#### DIRECTIONS
Give again, word for word, each line from the top of the listing through the line that holds "const gm7Y = [0.005, 0.005, 0.0005, 0.0005];".
[START STORED DATA]
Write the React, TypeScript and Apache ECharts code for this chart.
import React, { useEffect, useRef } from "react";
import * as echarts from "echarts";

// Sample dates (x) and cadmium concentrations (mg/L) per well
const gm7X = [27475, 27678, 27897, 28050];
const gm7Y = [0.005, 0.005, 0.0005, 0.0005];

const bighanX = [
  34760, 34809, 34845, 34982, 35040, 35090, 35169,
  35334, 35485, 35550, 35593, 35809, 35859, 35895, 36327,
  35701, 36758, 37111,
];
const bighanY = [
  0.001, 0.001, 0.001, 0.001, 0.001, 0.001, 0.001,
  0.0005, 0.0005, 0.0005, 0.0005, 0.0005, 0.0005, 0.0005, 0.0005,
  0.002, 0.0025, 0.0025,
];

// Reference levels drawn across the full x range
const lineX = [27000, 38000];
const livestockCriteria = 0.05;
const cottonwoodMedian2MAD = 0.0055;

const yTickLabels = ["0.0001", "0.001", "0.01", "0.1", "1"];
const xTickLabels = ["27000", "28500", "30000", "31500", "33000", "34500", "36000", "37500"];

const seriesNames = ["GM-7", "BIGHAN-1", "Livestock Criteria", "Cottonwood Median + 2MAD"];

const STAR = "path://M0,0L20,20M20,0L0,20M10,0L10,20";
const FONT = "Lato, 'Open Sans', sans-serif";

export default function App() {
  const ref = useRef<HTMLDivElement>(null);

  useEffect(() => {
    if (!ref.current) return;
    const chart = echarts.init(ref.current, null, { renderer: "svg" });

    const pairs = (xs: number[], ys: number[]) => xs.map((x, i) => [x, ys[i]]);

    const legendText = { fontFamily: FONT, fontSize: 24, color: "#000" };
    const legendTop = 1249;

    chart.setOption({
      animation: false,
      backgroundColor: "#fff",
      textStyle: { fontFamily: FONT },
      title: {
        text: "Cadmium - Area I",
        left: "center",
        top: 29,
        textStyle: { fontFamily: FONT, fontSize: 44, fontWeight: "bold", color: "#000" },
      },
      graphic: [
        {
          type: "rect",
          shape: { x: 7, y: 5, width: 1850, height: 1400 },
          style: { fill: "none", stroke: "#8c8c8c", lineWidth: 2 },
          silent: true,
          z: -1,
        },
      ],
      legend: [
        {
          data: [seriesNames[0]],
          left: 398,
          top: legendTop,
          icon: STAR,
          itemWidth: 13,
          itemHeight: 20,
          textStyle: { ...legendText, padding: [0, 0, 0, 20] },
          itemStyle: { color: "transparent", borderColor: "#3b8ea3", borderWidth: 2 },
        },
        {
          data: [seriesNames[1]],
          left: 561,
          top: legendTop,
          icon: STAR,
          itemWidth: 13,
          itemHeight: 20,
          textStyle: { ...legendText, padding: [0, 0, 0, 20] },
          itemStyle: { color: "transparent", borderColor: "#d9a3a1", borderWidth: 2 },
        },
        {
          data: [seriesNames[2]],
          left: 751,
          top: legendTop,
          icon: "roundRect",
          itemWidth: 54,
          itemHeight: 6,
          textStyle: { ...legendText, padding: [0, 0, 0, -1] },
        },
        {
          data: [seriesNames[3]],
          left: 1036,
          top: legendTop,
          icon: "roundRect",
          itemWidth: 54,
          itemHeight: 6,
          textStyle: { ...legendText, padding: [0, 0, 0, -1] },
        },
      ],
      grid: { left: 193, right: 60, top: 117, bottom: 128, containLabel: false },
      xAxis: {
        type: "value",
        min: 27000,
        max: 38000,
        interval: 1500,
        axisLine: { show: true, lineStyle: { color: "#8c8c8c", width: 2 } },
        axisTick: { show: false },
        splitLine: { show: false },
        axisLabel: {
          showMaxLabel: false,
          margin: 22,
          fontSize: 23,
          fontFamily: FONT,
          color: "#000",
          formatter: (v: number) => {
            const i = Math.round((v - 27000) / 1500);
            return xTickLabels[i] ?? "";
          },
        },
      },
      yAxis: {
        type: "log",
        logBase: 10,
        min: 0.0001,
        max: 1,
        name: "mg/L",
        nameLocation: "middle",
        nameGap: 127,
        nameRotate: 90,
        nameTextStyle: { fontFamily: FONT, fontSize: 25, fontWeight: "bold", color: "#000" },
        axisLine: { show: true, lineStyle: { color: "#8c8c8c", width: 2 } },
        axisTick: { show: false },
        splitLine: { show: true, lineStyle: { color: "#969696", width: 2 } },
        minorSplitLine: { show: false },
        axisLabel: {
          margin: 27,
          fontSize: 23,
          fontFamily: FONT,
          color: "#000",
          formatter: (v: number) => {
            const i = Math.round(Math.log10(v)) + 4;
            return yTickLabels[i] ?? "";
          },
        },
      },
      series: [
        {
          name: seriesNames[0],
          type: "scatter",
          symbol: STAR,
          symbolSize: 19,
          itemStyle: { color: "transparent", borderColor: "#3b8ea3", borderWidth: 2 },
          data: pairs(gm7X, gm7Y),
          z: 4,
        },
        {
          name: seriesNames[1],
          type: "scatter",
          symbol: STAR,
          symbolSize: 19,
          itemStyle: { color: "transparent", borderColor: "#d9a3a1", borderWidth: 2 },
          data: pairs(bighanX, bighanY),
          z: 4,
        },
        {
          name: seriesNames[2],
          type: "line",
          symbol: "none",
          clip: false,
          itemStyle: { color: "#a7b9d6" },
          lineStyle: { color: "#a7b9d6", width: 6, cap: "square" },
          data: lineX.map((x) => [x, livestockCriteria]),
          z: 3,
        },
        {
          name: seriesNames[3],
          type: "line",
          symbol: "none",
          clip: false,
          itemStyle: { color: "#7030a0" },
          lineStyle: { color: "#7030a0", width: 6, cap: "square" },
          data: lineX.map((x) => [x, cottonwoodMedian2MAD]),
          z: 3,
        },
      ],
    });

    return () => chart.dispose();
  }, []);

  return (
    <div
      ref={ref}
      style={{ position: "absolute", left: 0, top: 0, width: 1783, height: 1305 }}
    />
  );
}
[END STORED DATA]
#### RESULT FOR THIS TASK
Write the React, TypeScript and Apache ECharts code for this chart.
import React, { useEffect, useRef } from "react";
import * as echarts from "echarts";

// Sample dates (x) and cadmium concentrations (mg/L) per well
const gm7X = [27475, 27678, 27897, 28050];
const gm7Y = [0.005, 0.005, 0.0005, 0.0005];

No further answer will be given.